The (Blurry) Boundaries of Creative Ownership
Creative output, in the age of Internet searches for event resources, has become perhaps the highest event currency these days.
It’s fantastic when we as an industry get compensated for our creative talents.
This won’t be an article about stealing ideas, the concept of original ideas or how to protect content. That is for another day.
Today I am writing about money vs. creative output.
I remember sitting at a sushi counter in L.A. when my coworker asked for soy sauce.
He was flatly refused by the waitress. He asked the chef and the chef said no.
The manager also said no, to his incredulity. “I am paying for this meal, why won’t you give me soy sauce,” he thought.
According to the restaurant, the integrity of the meal would have been compromised and so they said no.
It was the best sushi meal we ever had. In the end, we felt they were right to say no.
But what if it wasn’t the best sushi ever? Do we as paying customers get to say, “No, I want it like this?”
Recently my company was hired to design the web marketing for a conference we were producing.
Web design can go a lot of ways. The client was very controlling and stuck on very bad design they had historically controlled.
We tried to shift it and lost that battle.
We then had the internal discussion: Do we put our name on something we built but did not design or should we simply state we won’t build this and thank you?
It’s a very difficult question.
Can we as designers (of whichever element of the event you are a part of) say no to creative direction that is not our own once we are engaged for a job?
When it’s a direct exchange with a client, the answer seems slightly easier to answer.
If you want to back out, simply back out.
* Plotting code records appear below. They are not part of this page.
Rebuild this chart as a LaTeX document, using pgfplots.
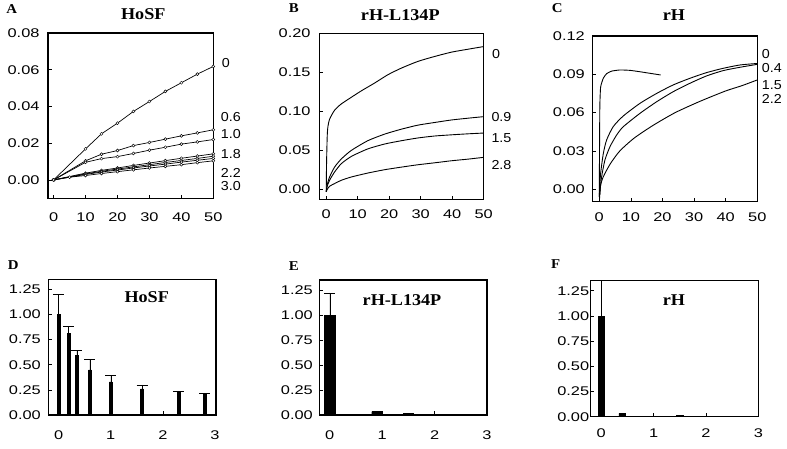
\documentclass[border=0pt]{standalone}
\usepackage{pgfplots}
\pgfplotsset{compat=1.18}
\usepackage{fontspec}
\setmainfont{Liberation Sans}
\newfontfamily\tickfam{Liberation Sans}[FakeStretch=1.3]
\newfontfamily\lblfam{Liberation Sans}[FakeStretch=1.1]
\newfontfamily\ttlfam{Liberation Serif}[FakeStretch=1.1]
\newcommand\tf{\tickfam\fontsize{12.6bp}{15bp}\selectfont}
\newcommand\lf{\lblfam\fontsize{13bp}{15bp}\selectfont}
\newcommand\ttl{\ttlfam\bfseries\fontsize{16.5bp}{18bp}\selectfont}
\newcommand\pl{\ttlfam\bfseries\fontsize{13.5bp}{15bp}\selectfont}
\pgfplotsset{
  panel/.style={
    scale only axis, anchor=south west,
    axis line style={line width=1.1bp},
    tick style={black, line width=0.6bp},
    tick align=inside, major tick length=3.5bp,
    xtick pos=left, ytick pos=left,
    ticklabel style={font=\tf},
    /pgf/number format/assume math mode=true,
    scaled y ticks=false, scaled x ticks=false,
    yticklabel style={/pgf/number format/fixed, /pgf/number format/fixed zerofill, /pgf/number format/precision=2},
  },
  crv/.style={black, line width=0.9bp},
  mk/.style={black, line width=0.7bp, mark=*, mark size=1.5bp, mark options={fill=white, draw=black, line width=0.45bp}},
}
\begin{document}
\begin{tikzpicture}[x=1bp,y=1bp]
\path[use as bounding box] (0,0) rectangle (787,449);

% ---------- A ----------
\begin{axis}[panel, at={(48bp,250.7bp)}, width=165.3bp, height=165.3bp,
  xmin=-1.75, xmax=50, ymin=-0.01, ymax=0.08,
  xtick={0,10,20,30,40,50}, ytick={0,0.02,0.04,0.06,0.08},
  xticklabel style={yshift=-10.5bp}, yticklabel style={xshift=-5bp}]
\addplot[mk] coordinates {(0,0) (10,0.0169) (15,0.0251) (20,0.0309) (25,0.0373) (30,0.0427) (35,0.0482) (40,0.0529) (45,0.0576) (50,0.0618)};
\addplot[mk] coordinates {(0,0) (10,0.0104) (15,0.0140) (20,0.0160) (25,0.0187) (30,0.0204) (35,0.0222) (40,0.0240) (45,0.0256) (50,0.0273)};
\addplot[mk] coordinates {(0,0) (10,0.0096) (15,0.0116) (20,0.0127) (25,0.0144) (30,0.0162) (35,0.0178) (40,0.0195) (45,0.0207) (50,0.0220)};
\addplot[mk] coordinates {(0,0) (10,0.0037) (15,0.0052) (20,0.0065) (25,0.0079) (30,0.0092) (35,0.0105) (40,0.0118) (45,0.0130) (50,0.0142)};
\addplot[mk] coordinates {(0,0) (10,0.0033) (15,0.0047) (20,0.0059) (25,0.0071) (30,0.0083) (35,0.0095) (40,0.0106) (45,0.0117) (50,0.0129)};
\addplot[mk] coordinates {(0,0) (10,0.0030) (15,0.0043) (20,0.0054) (25,0.0065) (30,0.0076) (35,0.0086) (40,0.0097) (45,0.0107) (50,0.0117)};
\addplot[mk] coordinates {(0,0) (5,0.0015) (10,0.0024) (15,0.0035) (20,0.0045) (25,0.0055) (30,0.0065) (35,0.0074) (40,0.0083) (45,0.0094) (50,0.0104)};
\end{axis}

% ---------- B ----------
\begin{axis}[panel, at={(319.3bp,249.7bp)}, width=164.4bp, height=166bp,
  xmin=-2.2, xmax=50, ymin=-0.0125, ymax=0.2,
  xtick={0,10,20,30,40,50}, ytick={0,0.05,0.10,0.15,0.20},
  xticklabel style={yshift=-6.5bp}, yticklabel style={xshift=-5.2bp}]
\addplot[crv, smooth, tension=0.4] coordinates {(0,-0.003) (0.1,0.033) (0.3,0.0667) (0.5,0.0794) (1.06,0.090) (2.65,0.1015) (4.76,0.1095) (7.94,0.1180) (11.1,0.1262) (15.4,0.1364) (19.6,0.147) (23.9,0.1555) (29.1,0.164) (34.4,0.1703) (39.7,0.1758) (45,0.1796) (50,0.1830)};
\addplot[crv, smooth, tension=0.4] coordinates {(0,-0.003) (0.3,0.006) (1.06,0.016) (2.65,0.0287) (4.76,0.039) (7.94,0.050) (13.2,0.0625) (18.6,0.071) (23.9,0.0773) (29.1,0.0824) (34.4,0.0858) (39.7,0.089) (45,0.0913) (50,0.0933)};
\addplot[crv, smooth, tension=0.4] coordinates {(0,-0.003) (0.3,0.004) (1.06,0.0118) (2.65,0.0224) (4.76,0.033) (7.94,0.0423) (13.2,0.052) (18.6,0.0583) (23.9,0.0625) (29.1,0.066) (34.4,0.0685) (39.7,0.070) (45,0.0713) (50,0.0723)};
\addplot[crv, smooth, tension=0.4] coordinates {(0,-0.003) (0.3,0.0) (1.06,0.0042) (2.65,0.0076) (4.76,0.0118) (7.94,0.016) (13.2,0.0211) (18.6,0.0254) (23.9,0.0287) (29.1,0.0317) (34.4,0.0342) (39.7,0.0368) (45,0.0389) (50,0.0412)};
\end{axis}

% ---------- C ----------
\begin{axis}[panel, at={(592.3bp,247.3bp)}, width=165bp, height=165.7bp,
  xmin=-2.2, xmax=50, ymin=-0.0097, ymax=0.12,
  xtick={0,10,20,30,40,50}, ytick={0,0.03,0.06,0.09,0.12},
  xticklabel style={yshift=-7.5bp}, yticklabel style={xshift=-4bp}]
\addplot[crv, smooth, tension=0.3] coordinates {(0,-0.006) (0.08,0.03) (0.18,0.065) (0.43,0.080) (1.28,0.087) (2.33,0.0905) (3.9,0.0925) (6.55,0.0934) (9.7,0.0931) (12.9,0.092) (16.0,0.0908) (19.4,0.0895)};
\addplot[crv, smooth, tension=0.4] coordinates {(0,-0.006) (0.15,0.002) (0.43,0.0125) (1.28,0.028) (2.33,0.0386) (4.4,0.049) (7.6,0.0574) (12.9,0.0673) (18.2,0.0751) (23.4,0.0817) (28.7,0.0869) (33.9,0.0913) (39.2,0.0947) (44.5,0.0973) (50,0.0985)};
\addplot[crv, smooth, tension=0.4] coordinates {(0.1,-0.007) (0.3,0.0) (0.75,0.0099) (1.8,0.023) (3.4,0.0334) (5.5,0.0425) (7.6,0.049) (12.9,0.0595) (18.2,0.0686) (23.4,0.0764) (28.7,0.083) (33.9,0.0887) (39.2,0.0929) (44.5,0.0955) (50,0.0978)};
\addplot[crv, smooth, tension=0.4] coordinates {(0.2,-0.004) (0.4,0.003) (1.3,0.010) (3.5,0.020) (6.5,0.030) (11,0.040) (17,0.050) (24,0.060) (32,0.069) (40,0.077) (45,0.081) (50,0.0856)};
\end{axis}

% ---------- D ----------
\begin{axis}[panel, at={(48.3bp,34bp)}, width=167.7bp, height=135.7bp,
  xmin=-0.2, xmax=3.02, ymin=0, ymax=1.35,
  xtick={0,1,2,3}, ytick={0,0.25,0.5,0.75,1.0,1.25},
  xticklabel style={yshift=-12.5bp}, yticklabel style={xshift=-4bp}]
\addplot[ybar, bar width=2.8bp, bar shift=0pt, fill=black, draw=black,
  error bars/.cd, y dir=plus, y explicit,
  error bar style={line width=0.5bp},
  error mark options={rotate=90, mark size=5.5bp, line width=0.6bp}]
  table[x=x, y=y, y error=e] {
x y e
0 1.00 0.20
0.19 0.81 0.07
0.35 0.59 0.05
0.60 0.45 0.10
1.0 0.33 0.06
1.6 0.26 0.04
2.3 0.235 0.005
2.8 0.215 0.005
};
\end{axis}

% ---------- E ----------
\begin{axis}[panel, at={(319.3bp,34bp)}, width=167.7bp, height=135bp,
  xmin=-0.2, xmax=3.0, ymin=0, ymax=1.35,
  xtick={0,1,2,3}, ytick={0,0.25,0.5,0.75,1.0,1.25},
  xticklabel style={yshift=-12.5bp}, yticklabel style={xshift=-3bp}]
\addplot[ybar, bar width=10.5bp, bar shift=0pt, fill=black, draw=black,
  error bars/.cd, y dir=plus, y explicit,
  error bar style={line width=0.5bp},
  error mark options={rotate=90, mark size=5.5bp, line width=0.6bp}]
  table[x=x, y=y, y error=e] {
x y e
0 1.00 0.22
};
\addplot[ybar, bar width=10.5bp, bar shift=0pt, fill=black, draw=black] coordinates {(0.9,0.033) (1.5,0.015) (2.8,0.004)};
\end{axis}

% ---------- F ----------
\begin{axis}[panel, at={(590.7bp,32.3bp)}, width=167.6bp, height=136bp,
  xmin=-0.2, xmax=3.0, ymin=0, ymax=1.35,
  xtick={0,1,2,3}, ytick={0,0.25,0.5,0.75,1.0,1.25},
  xticklabel style={yshift=-8.5bp}, yticklabel style={xshift=2bp}]
\addplot[ybar, bar width=6.5bp, bar shift=0pt, fill=black, draw=black,
  error bars/.cd, y dir=plus, y explicit,
  error bar style={line width=0.5bp},
  error mark options={rotate=90, mark size=5.5bp, line width=0.6bp}]
  table[x=x, y=y, y error=e] {
x y e
0 1.00 0.6
};
\addplot[ybar, bar width=6.5bp, bar shift=0pt, fill=black, draw=black] coordinates {(0.4,0.033) (1.5,0.015) (2.2,0.003)};
\end{axis}

% ---------- titles ----------
\node[font=\pl] at (11.7bp,439.7bp) {A};
\node[font=\ttl] at (143.3bp,435bp) {HoSF};
\node[font=\pl] at (293.7bp,440.7bp) {B};
\node[font=\ttl] at (400.3bp,434bp) {rH-L134P};
\node[font=\pl] at (557.3bp,440.7bp) {C};
\node[font=\ttl] at (674bp,434bp) {rH};
\node[font=\pl] at (13.3bp,184bp) {D};
\node[font=\pl] at (293.7bp,183bp) {E};
\node[font=\pl] at (555.7bp,185bp) {F};
\node[font=\ttl] at (146.7bp,152.3bp) {HoSF};
\node[font=\ttl] at (402bp,149bp) {rH-L134P};
\node[font=\ttl] at (674bp,149bp) {rH};

% ---------- curve labels ----------
\begin{scope}[every node/.style={font=\lf, anchor=west, inner sep=0pt}]
\node at (221.7bp,385.7bp) {0};
\node at (220.7bp,332.3bp) {0.6};
\node at (220.7bp,315bp) {1.0};
\node at (220.7bp,295bp) {1.8};
\node at (220.7bp,276.3bp) {2.2};
\node at (220.7bp,263.3bp) {3.0};
\node at (492bp,394.7bp) {0};
\node at (491.3bp,332.3bp) {0.9};
\node at (491.3bp,310.7bp) {1.5};
\node at (491.3bp,284bp) {2.8};
\node at (761.7bp,394.7bp) {0};
\node at (761.7bp,381.3bp) {0.4};
\node at (761.7bp,364bp) {1.5};
\node at (761.7bp,350bp) {2.2};
\end{scope}
\end{tikzpicture}
\end{document}
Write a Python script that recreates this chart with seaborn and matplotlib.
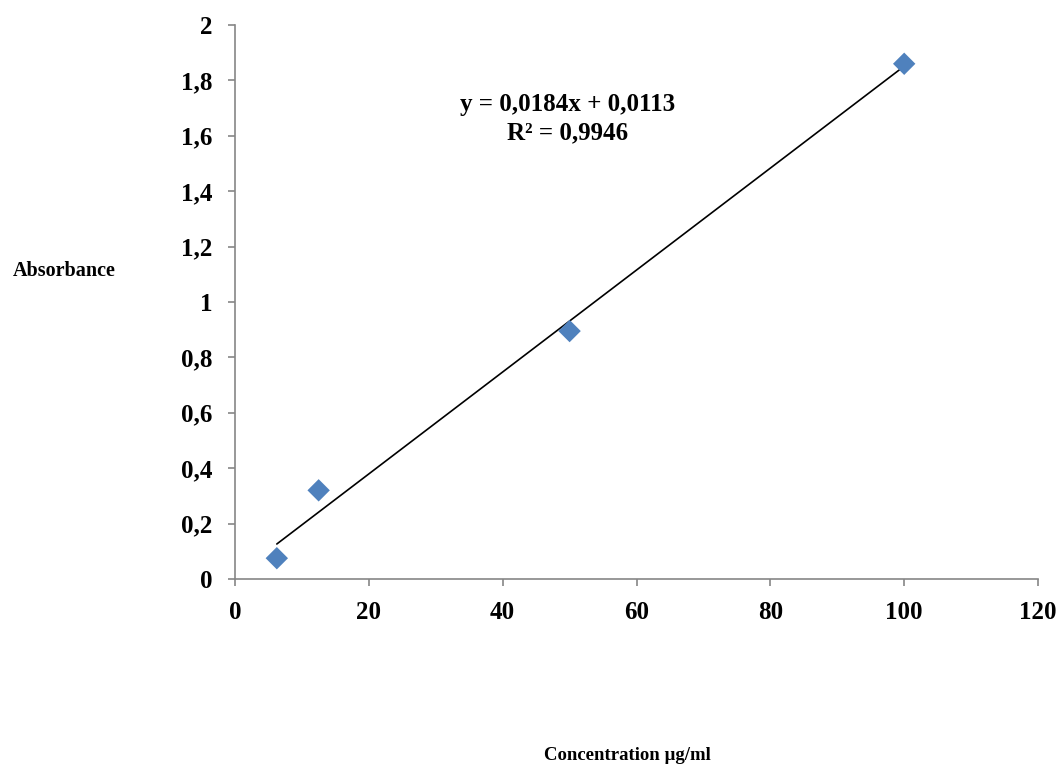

I guess the question is the, “What constitutes a reasonable request by a client?”
Now apply this scenario to a situation where the client has hired multiple vendors/designers/event partners if you will, and they are charged with collaboration.
Here is another blurry “creativity for hire” scenario that also recently happened to us.
“Give your creative design and direction to our hired video team so they can create the visual content in the show you are producing.” Ugh!
When we design full immersive experiences, we like to ensure the process is kept in house so every element remains uniform and equally produced to the vision.
We want oversight and input through until the final product.
We understand someone else is involved.
We also understand the need to be part of a team.
We just didn’t feel right designing for another creative firm and we are pretty sure they wouldn’t be comfortable with us stepping into their world giving them the vision they are used to creating.
I recall a similar situation years before where the client of the company I was working at said, “If you want to be involved in the design of the event, give the design for the guest tables to our in-house florist and they will execute it.”
We had bid. We won based on design.
And yet we lost by having to relinquish control as well as allow another firm to take credit for our company’s work.
All of these scenarios beg the question: what is the protocol for hired creativity?
I remember the days of photographers battling over ownership of prints and originals pre-digital and trying to keep their revenue stream intact.
But this is more than revenue stream. This cuts to the heart of integrity of design as well as credit for work done.
We are an industry full of unclear boundaries.
And it is perhaps naive to think that we will lose the days of patchwork teams or forced collaboration.
Knowing this, it would behoove us greatly to come to consensus on the protocols of “creativity bought” so that we may make the most out of our greatest future asset – creative thought.